▸ **EXERCISE OBJECTIVE**
The lines from the top of the material through the line with "from matplotlib.ticker import NullLocator" are to be set down exactly. Leave the pictures out.

▸ **DATA SEGMENT**
* * * * *

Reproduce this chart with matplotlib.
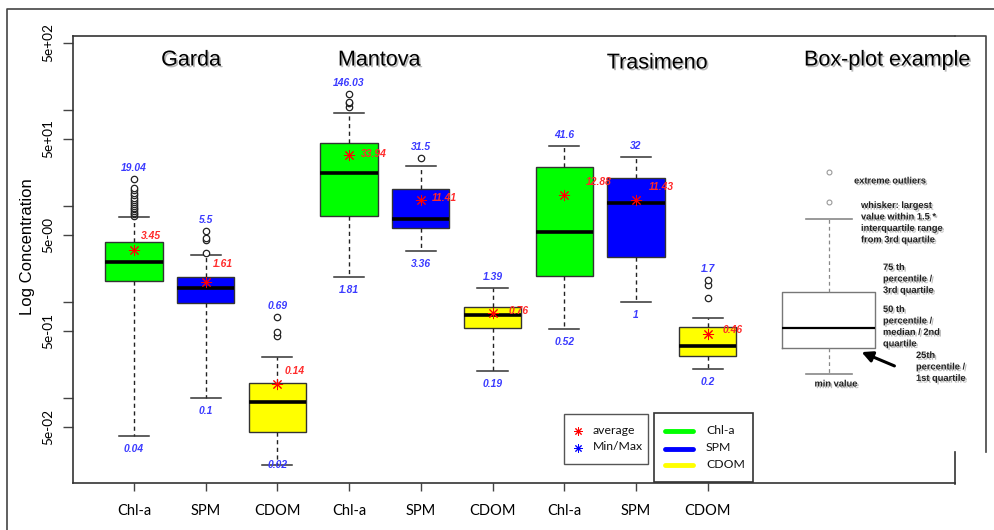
import matplotlib
matplotlib.use("Agg")
import matplotlib.pyplot as plt
import matplotlib.transforms as mtransforms
import matplotlib.patheffects as pe
from matplotlib.lines import Line2D
from matplotlib.patches import Rectangle, FancyArrowPatch
from matplotlib.ticker import NullLocator

# boxplot summaries, lake by lake: Chl-a, SPM, CDOM
lakes = ["Garda", "Mantova", "Trasimeno"]
params = ["Chl-a", "SPM", "CDOM"]
q1 = [1.66, 0.965, 0.0444, 7.9, 5.83, 0.53, 1.87, 2.95, 0.277]
med = [2.62, 1.40, 0.091, 22.1, 7.34, 0.73, 5.3, 10.8, 0.347]
q3 = [4.23, 1.83, 0.1436, 44.8, 15.1, 0.877, 25.5, 19.6, 0.55]
whis_hi = [7.6, 3.09, 0.268, 92, 26.2, 1.39, 41.6, 32, 0.678]
min_vals = [0.04, 0.1, 0.02, 1.81, 3.36, 0.19, 0.52, 1, 0.2]
max_vals = [19.04, 5.5, 0.69, 146.03, 31.5, 1.39, 41.6, 32, 1.7]
means = [3.45, 1.61, 0.14, 33.94, 11.41, 0.76, 12.88, 11.43, 0.46]
outliers = [
    [7.9, 8.2, 8.5, 8.8, 9.2, 9.6, 10.0, 10.5, 11.0, 11.6, 12.2, 12.9, 13.7, 14.5, 15.3, 19.04],
    [3.25, 4.4, 4.6, 5.5],
    [0.444, 0.489, 0.69],
    [108, 117, 121, 146.03],
    [31.5],
    [],
    [],
    [],
    [1.10, 1.52, 1.7],
]
box_colors = ["#00ff00", "#0000ff", "#ffff00"] * 3

# the illustrative box on the right
example_stats = dict(q1=0.328, med=0.53, q3=1.27, whislo=0.18, whishi=7.3, fliers=[11.0, 22.5])

W, H = 994, 530
fig = plt.figure(figsize=(W / 100, H / 100), dpi=100)
# pixel coordinates, origin top-left
px = mtransforms.Affine2D().scale(1 / W, -1 / H).translate(0, 1) + fig.transFigure

x0, x1, y0, y1 = 72.7, 955, 36, 483
ax = fig.add_axes([x0 / W, 1 - y1 / H, (x1 - x0) / W, (y1 - y0) / H])

positions = list(range(1, 10))
stats = []
for i in range(9):
    stats.append(dict(q1=q1[i], med=med[i], q3=q3[i], whislo=min_vals[i],
                      whishi=whis_hi[i], fliers=outliers[i], mean=means[i]))

bp = ax.bxp(stats, positions=positions, widths=0.8, patch_artist=True,
            showmeans=True, showfliers=True,
            boxprops=dict(edgecolor="#333333", linewidth=1),
            medianprops=dict(color="black", linewidth=2.6),
            whiskerprops=dict(color="#222222", linewidth=1, linestyle=(0, (3, 2.5))),
            capprops=dict(color="#333333", linewidth=1.1),
            capwidths=0.42,
            flierprops=dict(marker="o", markerfacecolor="white", markeredgecolor="#222222",
                            markersize=4.6, markeredgewidth=0.9),
            meanprops=dict(marker=(8, 2, 0), markeredgecolor="red", markerfacecolor="red",
                           markersize=8, markeredgewidth=0.7, linestyle="none"))
for patch, c in zip(bp["boxes"], box_colors):
    patch.set_facecolor(c)

# example box, drawn in grey
ex_pos = 10.69
ax.bxp([example_stats], positions=[ex_pos], widths=1.3, capwidths=0.65,
       boxprops=dict(color="#777777", linewidth=1),
       medianprops=dict(color="black", linewidth=1.6),
       whiskerprops=dict(color="#888888", linewidth=0.9, linestyle=(0, (3, 2.5))),
       capprops=dict(color="#888888", linewidth=1.2),
       flierprops=dict(marker="o", markerfacecolor="white", markeredgecolor="#999999",
                       markersize=3.5, markeredgewidth=0.8))

ax.set_yscale("log")
ax.set_ylim(0.01305, 587)
ax.set_xlim(0.145, 12.45)

yt = [0.05, 0.1, 0.5, 1, 5, 10, 50, 100, 500]
yl = ["5e-02", "", "5e-01", "", "5e-00", "", "5e+01", "", "5e+02"]
ax.set_yticks(yt)
ax.set_yticklabels(yl, rotation=90, va="center", family="Lato", fontsize=9.8)
ax.yaxis.set_minor_locator(NullLocator())
ax.set_xticks(positions)
ax.set_xticklabels(params * 3, family="Lato", fontsize=10.5)
ax.tick_params(axis="y", length=7, width=1, color="#444444", pad=6)
ax.tick_params(axis="x", length=6, width=1, color="#444444", pad=9)
for s in ax.spines.values():
    s.set_color("#333333")
    s.set_linewidth(1.2)
# the example panel sits over the upper part of the right edge
ax.spines["right"].set_visible(False)

# min / max and mean labels
lab_font = dict(family="Liberation Sans", fontsize=7.4, fontweight="bold", fontstyle="italic")
mean_offsets = [(17, 14), (17, 18), (17, 13), (25, 1), (24, 2), (26, 2), (35, 13), (25, 13), (25, 4)]
for i, p in enumerate(positions):
    ax.annotate(f"{max_vals[i]:g}", (p, max_vals[i]), xytext=(0, 11), textcoords="offset pixels",
                ha="center", va="center", color="#3a3aff", **lab_font)
    dy = -13 if min_vals[i] > 0.03 else 0
    ax.annotate(f"{min_vals[i]:g}", (p, min_vals[i]), xytext=(0, dy), textcoords="offset pixels",
                ha="center", va="center", color="#3a3aff", **lab_font)
    ox, oy = mean_offsets[i]
    ax.annotate(f"{means[i]:g}", (p, means[i]), xytext=(ox, oy), textcoords="offset pixels",
                ha="center", va="center", color="#ff2a2a", **lab_font)

shadow = [pe.SimplePatchShadow(offset=(1.2, -1.2), shadow_rgbFace="0.4", alpha=0.45), pe.Normal()]
titles = lakes + ["Box-plot example"]
title_xy = [(191, 60), (379, 60), (657, 63), (887, 60)]
for t, (tx, ty) in zip(titles, title_xy):
    fig.text(tx, ty, t, transform=px, ha="center", va="center", fontsize=15.5,
             family="Liberation Sans", path_effects=shadow)

fig.text(28, 247, "Log Concentration", transform=px, rotation=90, ha="center", va="center",
         fontsize=12, family="Liberation Sans")

# notes beside the example box
note_font = dict(family="Liberation Sans", fontsize=6.7, fontweight="bold", color="#222222",
                 linespacing=1.35, path_effects=shadow, transform=px)
fig.text(890, 181, "extreme outliers", ha="center", va="center", **note_font)
fig.text(861, 201, "whisker: largest\nvalue within 1.5 *\ninterquartile range\nfrom 3rd quartile",
         ha="left", va="top", **note_font)
fig.text(883, 263, "75 th\npercentile /\n3rd quartile", ha="left", va="top", **note_font)
fig.text(883, 305, "50 th\npercentile /\nmedian / 2nd\nquartile", ha="left", va="top", **note_font)
fig.text(916, 351, "25th\npercentile /\n1st quartile", ha="left", va="top", **note_font)
fig.text(836, 384, "min value", ha="center", va="center", **note_font)
fig.add_artist(FancyArrowPatch((897, 367), (859, 351), transform=px, arrowstyle="-|>",
                               mutation_scale=16, linewidth=2.2, color="black"))

# frames
fig.add_artist(Line2D([7, 7, W], [H, 9, 9], transform=px, color="#444444", linewidth=1.2))
fig.add_artist(Line2D([955, 986, 986], [36, 36, 452], transform=px, color="#444444", linewidth=1.2))
fig.add_artist(Line2D([955, 955], [452, 483.5], transform=px, color="#333333", linewidth=1.2))

# legends
leg_font = dict(family="Lato", fontsize=8.8, color="#111111", transform=px, va="center")
fig.add_artist(Rectangle((564, 414), 84, 50, transform=px, facecolor="white",
                         edgecolor="#555555", linewidth=1))
for yy, c, t in [(431, "red", "average"), (448, "blue", "Min/Max")]:
    fig.add_artist(Line2D([578], [yy], transform=px, marker=(8, 2, 0), color=c,
                          markersize=6, markeredgewidth=0.7, linestyle="none"))
    fig.text(593, yy - 1, t, ha="left", **leg_font)
fig.add_artist(Rectangle((654, 413), 99, 69, transform=px, facecolor="white",
                         edgecolor="#333333", linewidth=1.2))
for yy, c, t in [(431, "#00ff00", "Chl-a"), (448.5, "#0000ff", "SPM"), (465, "#ffff00", "CDOM")]:
    fig.add_artist(Line2D([665, 693], [yy, yy], transform=px, color=c, linewidth=3.5,
                          solid_capstyle="round"))
    fig.text(706, yy - 1, t, ha="left", **leg_font)

fig.savefig("out.png", dpi=100)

* * * * *

▸ **SOLUTION FOR THIS EXERCISE**
Reproduce this chart with matplotlib.
import matplotlib
matplotlib.use("Agg")
import matplotlib.pyplot as plt
import matplotlib.transforms as mtransforms
import matplotlib.patheffects as pe
from matplotlib.lines import Line2D
from matplotlib.patches import Rectangle, FancyArrowPatch
from matplotlib.ticker import NullLocator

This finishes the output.